--- START DATA EXCERPTS ---

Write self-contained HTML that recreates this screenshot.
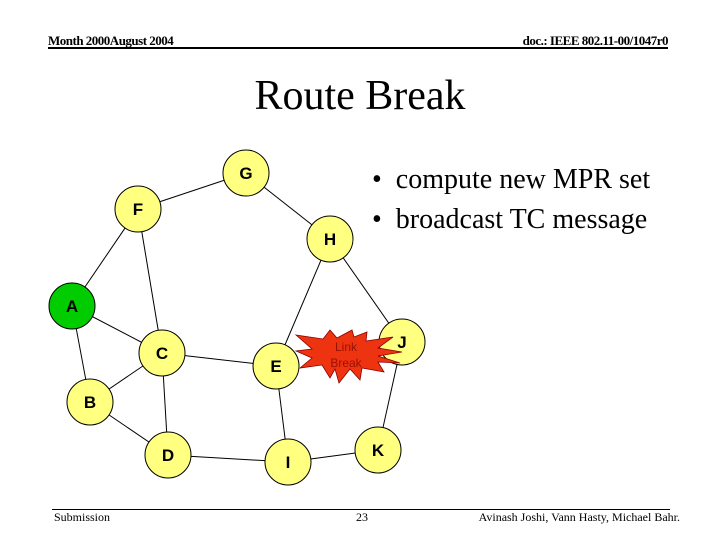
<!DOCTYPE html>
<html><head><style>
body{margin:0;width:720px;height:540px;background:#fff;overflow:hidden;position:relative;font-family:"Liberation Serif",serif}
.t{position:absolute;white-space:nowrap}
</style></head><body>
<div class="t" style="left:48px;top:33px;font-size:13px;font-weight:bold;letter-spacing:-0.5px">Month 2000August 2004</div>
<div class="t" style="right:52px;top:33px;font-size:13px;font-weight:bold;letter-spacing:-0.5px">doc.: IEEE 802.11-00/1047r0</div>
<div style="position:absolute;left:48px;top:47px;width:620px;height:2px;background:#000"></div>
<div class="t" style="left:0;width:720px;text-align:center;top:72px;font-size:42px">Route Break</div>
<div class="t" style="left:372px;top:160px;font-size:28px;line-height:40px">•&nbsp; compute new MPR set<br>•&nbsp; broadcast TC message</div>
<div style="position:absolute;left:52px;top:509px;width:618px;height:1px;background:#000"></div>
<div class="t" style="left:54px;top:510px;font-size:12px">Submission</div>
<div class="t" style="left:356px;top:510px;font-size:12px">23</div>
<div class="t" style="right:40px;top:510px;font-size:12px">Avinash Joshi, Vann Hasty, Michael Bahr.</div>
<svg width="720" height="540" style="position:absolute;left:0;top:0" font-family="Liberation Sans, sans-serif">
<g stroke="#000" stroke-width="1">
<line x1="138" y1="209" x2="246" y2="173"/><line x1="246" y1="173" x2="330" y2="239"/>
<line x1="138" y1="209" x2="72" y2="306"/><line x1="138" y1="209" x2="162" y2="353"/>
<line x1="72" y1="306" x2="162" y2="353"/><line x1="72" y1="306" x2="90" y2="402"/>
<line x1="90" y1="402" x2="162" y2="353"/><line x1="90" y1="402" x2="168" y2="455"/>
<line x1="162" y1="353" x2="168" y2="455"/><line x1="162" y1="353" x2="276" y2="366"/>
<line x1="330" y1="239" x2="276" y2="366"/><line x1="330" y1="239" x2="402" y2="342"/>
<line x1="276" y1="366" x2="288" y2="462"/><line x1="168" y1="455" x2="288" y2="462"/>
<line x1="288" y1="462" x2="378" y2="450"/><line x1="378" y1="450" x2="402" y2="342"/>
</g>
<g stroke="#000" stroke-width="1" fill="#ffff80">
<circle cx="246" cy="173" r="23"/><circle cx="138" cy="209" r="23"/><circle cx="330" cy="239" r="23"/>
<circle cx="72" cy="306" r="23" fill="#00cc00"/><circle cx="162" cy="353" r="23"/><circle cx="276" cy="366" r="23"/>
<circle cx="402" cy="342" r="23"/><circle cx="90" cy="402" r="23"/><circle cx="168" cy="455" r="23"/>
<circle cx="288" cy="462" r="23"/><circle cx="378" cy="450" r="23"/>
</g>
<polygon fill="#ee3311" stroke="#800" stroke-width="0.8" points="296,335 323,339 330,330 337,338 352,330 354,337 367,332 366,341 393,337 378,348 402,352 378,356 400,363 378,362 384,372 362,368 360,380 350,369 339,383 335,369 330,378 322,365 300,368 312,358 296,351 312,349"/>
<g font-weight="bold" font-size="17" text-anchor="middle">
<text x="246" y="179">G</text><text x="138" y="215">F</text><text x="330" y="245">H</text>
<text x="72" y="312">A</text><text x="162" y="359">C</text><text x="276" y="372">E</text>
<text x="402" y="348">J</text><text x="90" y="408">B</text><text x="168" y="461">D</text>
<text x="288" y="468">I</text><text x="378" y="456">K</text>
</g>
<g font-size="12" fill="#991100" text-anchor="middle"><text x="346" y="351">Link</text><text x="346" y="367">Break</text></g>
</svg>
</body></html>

--- END DATA EXCERPTS ---
--- START DATA EXCERPTS ---

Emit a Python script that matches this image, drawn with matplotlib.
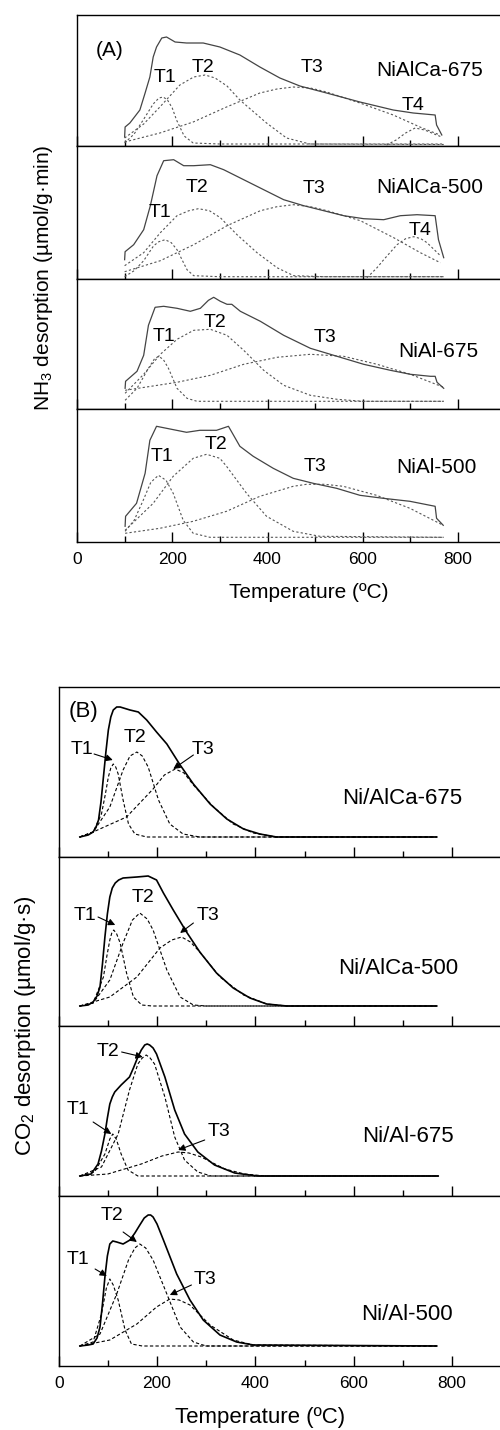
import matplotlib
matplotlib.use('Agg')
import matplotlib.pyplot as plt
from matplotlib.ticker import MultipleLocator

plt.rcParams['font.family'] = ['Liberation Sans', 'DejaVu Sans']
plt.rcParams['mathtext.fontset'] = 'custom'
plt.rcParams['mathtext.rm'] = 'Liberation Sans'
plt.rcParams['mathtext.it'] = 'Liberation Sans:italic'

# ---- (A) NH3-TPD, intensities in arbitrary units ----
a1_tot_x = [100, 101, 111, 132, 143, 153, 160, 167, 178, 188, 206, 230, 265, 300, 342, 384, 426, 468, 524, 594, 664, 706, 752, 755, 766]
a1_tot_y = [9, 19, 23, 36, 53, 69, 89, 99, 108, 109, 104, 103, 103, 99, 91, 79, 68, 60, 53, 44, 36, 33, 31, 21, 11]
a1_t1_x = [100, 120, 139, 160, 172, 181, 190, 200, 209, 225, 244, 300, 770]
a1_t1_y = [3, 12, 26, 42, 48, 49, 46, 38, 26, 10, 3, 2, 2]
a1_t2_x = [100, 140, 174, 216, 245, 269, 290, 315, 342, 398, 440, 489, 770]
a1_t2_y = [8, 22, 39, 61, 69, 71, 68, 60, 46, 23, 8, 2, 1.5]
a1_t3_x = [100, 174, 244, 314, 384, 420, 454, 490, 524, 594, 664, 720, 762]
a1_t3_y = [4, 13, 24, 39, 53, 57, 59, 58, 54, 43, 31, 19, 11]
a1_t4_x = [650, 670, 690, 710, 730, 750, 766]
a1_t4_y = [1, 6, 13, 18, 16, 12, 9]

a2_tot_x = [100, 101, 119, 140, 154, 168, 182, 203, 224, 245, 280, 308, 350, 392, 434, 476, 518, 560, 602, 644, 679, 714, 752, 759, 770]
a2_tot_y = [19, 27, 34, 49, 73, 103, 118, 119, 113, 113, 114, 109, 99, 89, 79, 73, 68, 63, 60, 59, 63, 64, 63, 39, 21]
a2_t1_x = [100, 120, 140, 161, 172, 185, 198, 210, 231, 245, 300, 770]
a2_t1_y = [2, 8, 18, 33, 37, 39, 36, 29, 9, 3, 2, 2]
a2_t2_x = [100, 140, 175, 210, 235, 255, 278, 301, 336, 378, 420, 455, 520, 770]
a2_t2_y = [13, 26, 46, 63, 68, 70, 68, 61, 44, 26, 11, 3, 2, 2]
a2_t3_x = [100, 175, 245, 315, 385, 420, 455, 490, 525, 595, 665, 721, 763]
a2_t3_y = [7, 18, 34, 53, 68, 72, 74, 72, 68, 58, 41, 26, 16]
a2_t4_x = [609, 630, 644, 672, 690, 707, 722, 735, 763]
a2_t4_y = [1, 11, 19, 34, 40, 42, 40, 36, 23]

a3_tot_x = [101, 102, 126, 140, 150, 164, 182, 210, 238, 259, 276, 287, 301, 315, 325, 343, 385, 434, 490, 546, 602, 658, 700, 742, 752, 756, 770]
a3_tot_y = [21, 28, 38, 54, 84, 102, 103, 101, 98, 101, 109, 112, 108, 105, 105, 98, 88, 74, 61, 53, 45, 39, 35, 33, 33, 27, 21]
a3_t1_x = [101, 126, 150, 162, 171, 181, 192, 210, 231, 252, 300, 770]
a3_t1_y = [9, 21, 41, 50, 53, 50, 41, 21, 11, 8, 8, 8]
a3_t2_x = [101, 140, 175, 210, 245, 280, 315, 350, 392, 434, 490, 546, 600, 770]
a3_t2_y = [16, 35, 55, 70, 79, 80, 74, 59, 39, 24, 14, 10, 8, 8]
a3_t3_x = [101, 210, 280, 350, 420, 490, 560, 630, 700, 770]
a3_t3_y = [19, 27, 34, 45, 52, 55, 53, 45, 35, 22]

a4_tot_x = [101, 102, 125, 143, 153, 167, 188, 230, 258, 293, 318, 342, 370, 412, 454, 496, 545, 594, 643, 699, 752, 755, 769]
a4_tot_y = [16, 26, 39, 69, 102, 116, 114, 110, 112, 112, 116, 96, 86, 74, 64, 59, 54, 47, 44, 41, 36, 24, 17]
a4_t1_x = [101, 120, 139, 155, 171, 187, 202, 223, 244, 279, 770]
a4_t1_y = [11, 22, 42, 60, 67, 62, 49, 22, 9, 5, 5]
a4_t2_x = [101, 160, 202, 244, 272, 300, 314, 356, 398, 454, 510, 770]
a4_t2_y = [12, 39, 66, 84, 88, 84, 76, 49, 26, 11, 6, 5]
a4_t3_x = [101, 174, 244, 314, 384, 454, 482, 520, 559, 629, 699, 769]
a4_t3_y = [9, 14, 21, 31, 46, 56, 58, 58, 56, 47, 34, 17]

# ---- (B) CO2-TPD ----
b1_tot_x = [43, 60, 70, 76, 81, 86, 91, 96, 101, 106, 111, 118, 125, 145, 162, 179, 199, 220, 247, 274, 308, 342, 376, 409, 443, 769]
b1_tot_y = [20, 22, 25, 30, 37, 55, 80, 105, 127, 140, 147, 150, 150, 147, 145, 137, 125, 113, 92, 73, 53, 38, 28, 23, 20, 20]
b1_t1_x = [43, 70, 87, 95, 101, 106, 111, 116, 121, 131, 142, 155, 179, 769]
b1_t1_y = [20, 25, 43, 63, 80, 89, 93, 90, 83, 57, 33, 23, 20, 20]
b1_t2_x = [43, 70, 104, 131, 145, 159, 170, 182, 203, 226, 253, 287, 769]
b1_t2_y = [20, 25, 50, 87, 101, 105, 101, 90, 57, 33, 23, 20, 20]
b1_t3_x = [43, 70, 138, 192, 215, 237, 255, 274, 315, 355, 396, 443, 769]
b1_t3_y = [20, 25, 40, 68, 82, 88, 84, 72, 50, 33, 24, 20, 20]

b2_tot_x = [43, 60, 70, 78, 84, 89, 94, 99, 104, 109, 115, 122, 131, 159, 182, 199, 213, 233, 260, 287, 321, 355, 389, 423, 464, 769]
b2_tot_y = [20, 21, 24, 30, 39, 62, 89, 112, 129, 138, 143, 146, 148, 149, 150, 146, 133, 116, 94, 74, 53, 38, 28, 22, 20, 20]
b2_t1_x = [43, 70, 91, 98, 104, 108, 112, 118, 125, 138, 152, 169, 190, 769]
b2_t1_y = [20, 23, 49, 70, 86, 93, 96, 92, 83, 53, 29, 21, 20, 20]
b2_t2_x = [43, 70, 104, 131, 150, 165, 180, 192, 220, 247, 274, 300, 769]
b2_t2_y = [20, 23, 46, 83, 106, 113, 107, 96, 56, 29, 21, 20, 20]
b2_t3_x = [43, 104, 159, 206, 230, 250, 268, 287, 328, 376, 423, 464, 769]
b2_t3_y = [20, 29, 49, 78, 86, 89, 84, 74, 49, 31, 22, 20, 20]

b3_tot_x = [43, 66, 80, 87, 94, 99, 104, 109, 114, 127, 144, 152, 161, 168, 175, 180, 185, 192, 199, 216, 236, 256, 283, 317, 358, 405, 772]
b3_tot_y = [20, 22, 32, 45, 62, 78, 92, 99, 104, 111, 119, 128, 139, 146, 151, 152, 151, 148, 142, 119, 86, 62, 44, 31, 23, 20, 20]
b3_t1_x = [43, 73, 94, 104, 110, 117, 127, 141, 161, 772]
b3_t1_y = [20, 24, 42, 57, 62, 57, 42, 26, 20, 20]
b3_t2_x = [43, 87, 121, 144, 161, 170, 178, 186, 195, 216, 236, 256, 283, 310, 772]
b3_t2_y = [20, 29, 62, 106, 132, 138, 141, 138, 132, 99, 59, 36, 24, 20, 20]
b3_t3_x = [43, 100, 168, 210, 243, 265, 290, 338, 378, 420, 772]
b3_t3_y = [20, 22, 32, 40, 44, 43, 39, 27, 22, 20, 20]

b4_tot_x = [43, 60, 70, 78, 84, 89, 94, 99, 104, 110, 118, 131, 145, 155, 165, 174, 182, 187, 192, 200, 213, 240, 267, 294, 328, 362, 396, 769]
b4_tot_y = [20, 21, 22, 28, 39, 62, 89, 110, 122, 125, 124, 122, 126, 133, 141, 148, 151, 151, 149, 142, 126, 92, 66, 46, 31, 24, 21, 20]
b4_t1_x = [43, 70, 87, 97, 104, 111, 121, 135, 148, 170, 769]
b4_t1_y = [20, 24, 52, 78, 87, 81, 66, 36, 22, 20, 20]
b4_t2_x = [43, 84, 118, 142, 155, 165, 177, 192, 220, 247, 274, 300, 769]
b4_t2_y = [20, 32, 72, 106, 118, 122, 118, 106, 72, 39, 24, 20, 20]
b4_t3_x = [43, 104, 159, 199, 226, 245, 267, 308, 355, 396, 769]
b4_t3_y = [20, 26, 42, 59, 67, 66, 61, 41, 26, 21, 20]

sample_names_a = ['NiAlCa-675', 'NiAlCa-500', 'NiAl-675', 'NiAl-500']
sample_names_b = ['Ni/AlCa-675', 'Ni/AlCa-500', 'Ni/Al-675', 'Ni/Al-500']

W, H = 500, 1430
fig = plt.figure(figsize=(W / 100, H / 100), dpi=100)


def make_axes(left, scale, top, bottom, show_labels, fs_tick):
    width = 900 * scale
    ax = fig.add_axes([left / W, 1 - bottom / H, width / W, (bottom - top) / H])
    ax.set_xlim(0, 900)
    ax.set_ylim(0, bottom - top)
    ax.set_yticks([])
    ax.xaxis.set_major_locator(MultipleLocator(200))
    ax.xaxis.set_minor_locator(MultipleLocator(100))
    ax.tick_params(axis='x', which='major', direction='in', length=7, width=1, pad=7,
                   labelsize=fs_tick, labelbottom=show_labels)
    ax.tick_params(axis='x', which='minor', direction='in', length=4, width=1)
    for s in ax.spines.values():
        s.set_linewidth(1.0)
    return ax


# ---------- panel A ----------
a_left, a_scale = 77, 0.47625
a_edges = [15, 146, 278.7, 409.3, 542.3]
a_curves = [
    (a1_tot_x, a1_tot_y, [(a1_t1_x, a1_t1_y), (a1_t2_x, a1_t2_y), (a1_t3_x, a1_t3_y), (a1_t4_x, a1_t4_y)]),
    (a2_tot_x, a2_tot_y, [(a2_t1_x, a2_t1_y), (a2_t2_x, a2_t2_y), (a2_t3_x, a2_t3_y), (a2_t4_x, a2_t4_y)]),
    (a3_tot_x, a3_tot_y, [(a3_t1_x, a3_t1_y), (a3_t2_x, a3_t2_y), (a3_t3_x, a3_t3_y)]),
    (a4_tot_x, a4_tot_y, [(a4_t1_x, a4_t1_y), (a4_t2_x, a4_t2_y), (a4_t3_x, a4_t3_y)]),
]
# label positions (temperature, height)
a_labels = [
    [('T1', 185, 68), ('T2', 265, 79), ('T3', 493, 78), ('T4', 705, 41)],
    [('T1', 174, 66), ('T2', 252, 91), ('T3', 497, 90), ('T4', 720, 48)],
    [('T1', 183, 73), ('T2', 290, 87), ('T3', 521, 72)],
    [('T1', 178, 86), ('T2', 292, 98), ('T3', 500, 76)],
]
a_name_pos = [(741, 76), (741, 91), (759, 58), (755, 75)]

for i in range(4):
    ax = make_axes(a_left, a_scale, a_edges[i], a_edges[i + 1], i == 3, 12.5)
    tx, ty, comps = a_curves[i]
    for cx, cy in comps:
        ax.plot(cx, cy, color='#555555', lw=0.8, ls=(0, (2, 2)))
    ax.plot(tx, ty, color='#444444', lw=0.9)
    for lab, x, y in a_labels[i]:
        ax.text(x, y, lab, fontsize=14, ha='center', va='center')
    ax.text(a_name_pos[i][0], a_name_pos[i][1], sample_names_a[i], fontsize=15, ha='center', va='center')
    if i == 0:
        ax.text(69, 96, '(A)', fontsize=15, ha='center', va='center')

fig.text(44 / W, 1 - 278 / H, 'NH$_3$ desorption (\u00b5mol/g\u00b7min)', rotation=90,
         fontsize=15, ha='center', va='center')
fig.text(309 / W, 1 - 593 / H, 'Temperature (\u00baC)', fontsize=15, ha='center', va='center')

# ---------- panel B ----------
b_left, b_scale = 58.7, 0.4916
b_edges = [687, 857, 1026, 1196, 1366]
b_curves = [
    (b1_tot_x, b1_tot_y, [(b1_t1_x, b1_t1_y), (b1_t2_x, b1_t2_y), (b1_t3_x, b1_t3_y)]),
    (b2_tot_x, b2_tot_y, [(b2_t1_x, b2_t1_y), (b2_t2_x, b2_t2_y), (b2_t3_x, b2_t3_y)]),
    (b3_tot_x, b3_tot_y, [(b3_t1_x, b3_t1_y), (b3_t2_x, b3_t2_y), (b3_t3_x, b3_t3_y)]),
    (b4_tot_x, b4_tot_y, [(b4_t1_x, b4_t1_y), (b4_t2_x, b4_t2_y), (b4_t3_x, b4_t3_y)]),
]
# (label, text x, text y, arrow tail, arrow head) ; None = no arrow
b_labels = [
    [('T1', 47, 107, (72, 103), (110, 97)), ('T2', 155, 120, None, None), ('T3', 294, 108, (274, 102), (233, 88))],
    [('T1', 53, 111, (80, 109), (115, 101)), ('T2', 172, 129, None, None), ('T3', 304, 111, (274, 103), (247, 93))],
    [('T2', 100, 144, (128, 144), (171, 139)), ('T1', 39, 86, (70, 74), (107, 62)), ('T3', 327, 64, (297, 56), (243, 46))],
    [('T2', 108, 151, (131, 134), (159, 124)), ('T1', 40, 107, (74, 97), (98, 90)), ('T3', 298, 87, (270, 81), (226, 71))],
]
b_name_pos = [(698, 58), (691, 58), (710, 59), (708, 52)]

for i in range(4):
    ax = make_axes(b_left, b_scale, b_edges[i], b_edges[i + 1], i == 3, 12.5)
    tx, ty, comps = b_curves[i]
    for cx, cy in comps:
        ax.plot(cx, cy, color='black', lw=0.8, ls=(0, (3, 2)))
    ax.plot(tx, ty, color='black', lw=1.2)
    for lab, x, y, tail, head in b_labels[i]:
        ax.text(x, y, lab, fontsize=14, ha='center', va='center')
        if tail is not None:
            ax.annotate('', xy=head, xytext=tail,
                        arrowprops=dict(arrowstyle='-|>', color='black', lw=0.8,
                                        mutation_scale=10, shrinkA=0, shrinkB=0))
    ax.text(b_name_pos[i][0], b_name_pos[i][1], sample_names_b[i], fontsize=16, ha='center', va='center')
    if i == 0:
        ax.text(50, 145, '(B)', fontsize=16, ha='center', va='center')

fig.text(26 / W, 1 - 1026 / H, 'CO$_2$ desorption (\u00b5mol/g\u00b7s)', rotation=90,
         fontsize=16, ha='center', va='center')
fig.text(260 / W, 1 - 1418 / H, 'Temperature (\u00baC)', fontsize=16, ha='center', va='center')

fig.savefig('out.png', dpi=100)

--- END DATA EXCERPTS ---
--- START DATA EXCERPTS ---

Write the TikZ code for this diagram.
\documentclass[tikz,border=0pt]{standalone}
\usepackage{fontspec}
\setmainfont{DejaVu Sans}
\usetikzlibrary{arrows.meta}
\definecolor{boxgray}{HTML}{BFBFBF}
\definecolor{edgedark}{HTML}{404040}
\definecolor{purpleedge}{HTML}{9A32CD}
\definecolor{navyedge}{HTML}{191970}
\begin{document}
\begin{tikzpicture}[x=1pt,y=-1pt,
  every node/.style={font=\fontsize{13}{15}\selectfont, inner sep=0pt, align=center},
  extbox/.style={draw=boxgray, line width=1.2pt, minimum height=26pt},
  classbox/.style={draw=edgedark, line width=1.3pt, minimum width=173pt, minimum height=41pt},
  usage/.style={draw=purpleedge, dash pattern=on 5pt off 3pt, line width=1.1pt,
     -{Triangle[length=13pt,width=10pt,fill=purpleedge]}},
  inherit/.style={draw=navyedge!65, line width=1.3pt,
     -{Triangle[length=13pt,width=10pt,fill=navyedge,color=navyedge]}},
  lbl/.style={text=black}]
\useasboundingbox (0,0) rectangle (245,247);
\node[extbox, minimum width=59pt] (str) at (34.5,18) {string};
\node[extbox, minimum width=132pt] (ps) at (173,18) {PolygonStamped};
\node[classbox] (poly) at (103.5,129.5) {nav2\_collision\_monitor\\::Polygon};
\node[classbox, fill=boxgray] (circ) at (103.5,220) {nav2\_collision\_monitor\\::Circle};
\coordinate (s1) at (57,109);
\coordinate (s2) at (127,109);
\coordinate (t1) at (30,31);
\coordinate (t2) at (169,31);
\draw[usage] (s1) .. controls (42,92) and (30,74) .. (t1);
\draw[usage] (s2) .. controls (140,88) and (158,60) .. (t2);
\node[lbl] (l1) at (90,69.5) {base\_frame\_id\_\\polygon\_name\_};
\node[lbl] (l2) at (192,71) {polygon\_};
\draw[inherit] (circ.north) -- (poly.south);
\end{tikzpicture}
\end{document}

--- END DATA EXCERPTS ---

INSTRUCTIONS TO FOLLOW: Give back the exact lines above, running from the one that has "Emit a Python" through the one that has "a1_t4_y = [1, 6, 13, 18, 16, 12, 9]", with nothing added and no pictures.

FULL OUTPUT:
Emit a Python script that matches this image, drawn with matplotlib.
import matplotlib
matplotlib.use('Agg')
import matplotlib.pyplot as plt
from matplotlib.ticker import MultipleLocator

plt.rcParams['font.family'] = ['Liberation Sans', 'DejaVu Sans']
plt.rcParams['mathtext.fontset'] = 'custom'
plt.rcParams['mathtext.rm'] = 'Liberation Sans'
plt.rcParams['mathtext.it'] = 'Liberation Sans:italic'

# ---- (A) NH3-TPD, intensities in arbitrary units ----
a1_tot_x = [100, 101, 111, 132, 143, 153, 160, 167, 178, 188, 206, 230, 265, 300, 342, 384, 426, 468, 524, 594, 664, 706, 752, 755, 766]
a1_tot_y = [9, 19, 23, 36, 53, 69, 89, 99, 108, 109, 104, 103, 103, 99, 91, 79, 68, 60, 53, 44, 36, 33, 31, 21, 11]
a1_t1_x = [100, 120, 139, 160, 172, 181, 190, 200, 209, 225, 244, 300, 770]
a1_t1_y = [3, 12, 26, 42, 48, 49, 46, 38, 26, 10, 3, 2, 2]
a1_t2_x = [100, 140, 174, 216, 245, 269, 290, 315, 342, 398, 440, 489, 770]
a1_t2_y = [8, 22, 39, 61, 69, 71, 68, 60, 46, 23, 8, 2, 1.5]
a1_t3_x = [100, 174, 244, 314, 384, 420, 454, 490, 524, 594, 664, 720, 762]
a1_t3_y = [4, 13, 24, 39, 53, 57, 59, 58, 54, 43, 31, 19, 11]
a1_t4_x = [650, 670, 690, 710, 730, 750, 766]
a1_t4_y = [1, 6, 13, 18, 16, 12, 9]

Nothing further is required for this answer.